Importantly, these processes were not intended to obstruct progress; they were designed to ensure cautious and responsible spending, and for good reason. Congress, with its power of the purse, and the Office of Management and Budget (OMB), as the executive branch’s chief budget authority, have the solemn duty to ensure wise and careful use of taxpayer dollars. And their roles in this regard are vital to the U.S. government’s ability to function.

Unfortunately, despite the best of intentions, as noted by some in Congress itself, the budget process has become so “cumbersome, frustrating, and ineffective” that it has weakened the power of the purse and Congress’ capacity to govern. And when complicated acquisition processes are layered on top of the budget process, the result is a spider web of confusion and difficulty for anyone trying to navigate them.
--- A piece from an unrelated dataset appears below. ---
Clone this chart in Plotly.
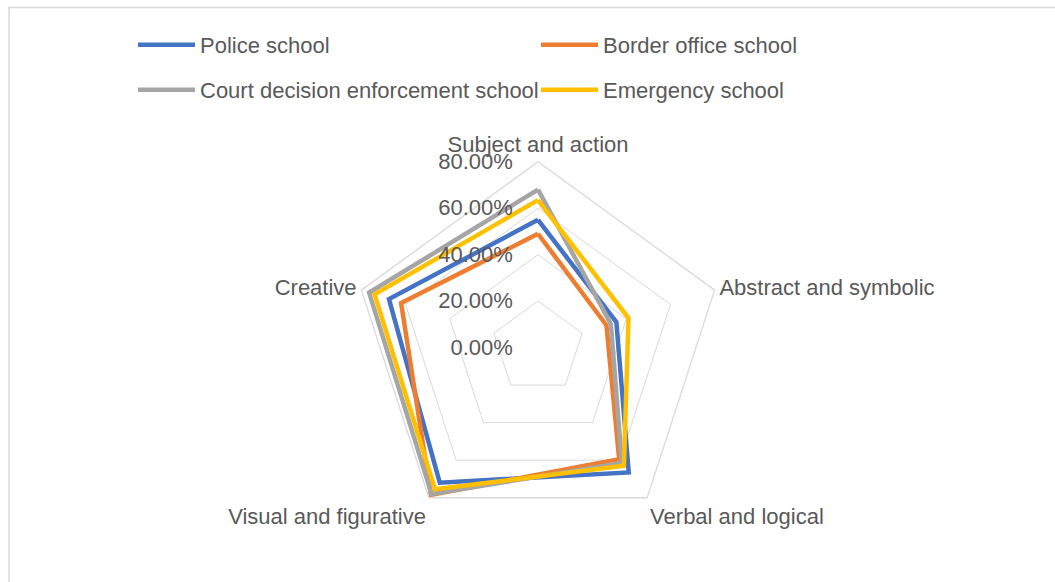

The Need for Speed … and Flexibility and Simplicity

As currently constructed, government budget and acquisition processes cause numerous inefficiencies for the purchase of AI capabilities, negatively impacting three critical areas in particular: speed, flexibility, and simplicity. When it comes to speed and flexibility, the following difficulties jump out:

  • The executive branch has a methodical and deliberate three-year budget cycle that calls for defined and steady requirements at the beginning of the cycle. Changing the requirements at any point along the way is difficult and time-consuming.
  • The IC’s budgeting processes require that IC spending fit into a series of discrete sequential steps, represented by budget categories like research, development, procurement, or sustainment. Funds are not quickly or easily spent across these categories.
  • Most appropriations expire at the end of each fiscal year, which means programs must develop early on, and precisely execute, detailed spending plans or lose the unspent funds at the end of one year.
  • Government agencies expend significant time creating detailed Statements of Work (SOWs) that describe contract requirements. Standard contract vehicles do not support evolving requirements, and companies are evaluated over the life of the contract based on strict compliance with the original SOW created years earlier.

These rules make sense in the abstract and result from well-intentioned attempts to buy down the risk of loss or failure and promote accountability and transparency. They require the customer to know with clarity and certainty the solution it seeks in advance of investment and they narrowly limit the customer’s ability to change the plan or hastily implement it. These rules are not unreasonably problematic for the purchase of items like satellites or airplanes, the requirements for which probably should not and will not significantly change over the course of many years.

However, because AI technology is still maturing and the capabilities themselves are always adapting, developing, and adding new functionality, the rules above have become major obstacles to the quick integration of AI across the IC. First, AI requirements defined with specificity years in advance of acquisition – whether in the budget or in a statement of work – are obsolete by the time the technology is delivered. Second, as AI evolves there is often not a clear delineation between research, development, procurement, and sustainment of the technology – it continuously flows back and forth across these categories in very compressed timelines. Third, it is difficult to predict the timing of AI breakthroughs, related new requirements, and funding impacts, so money might not be spent as quickly as expected and could be lost at the end of the fiscal year. Taken together, these processes are inefficient and disruptive, cause confusion and delay, and discourage engagement from small businesses, which have neither the time nor the resources to wait years to complete a contract or to navigate laborious, uncertain processes.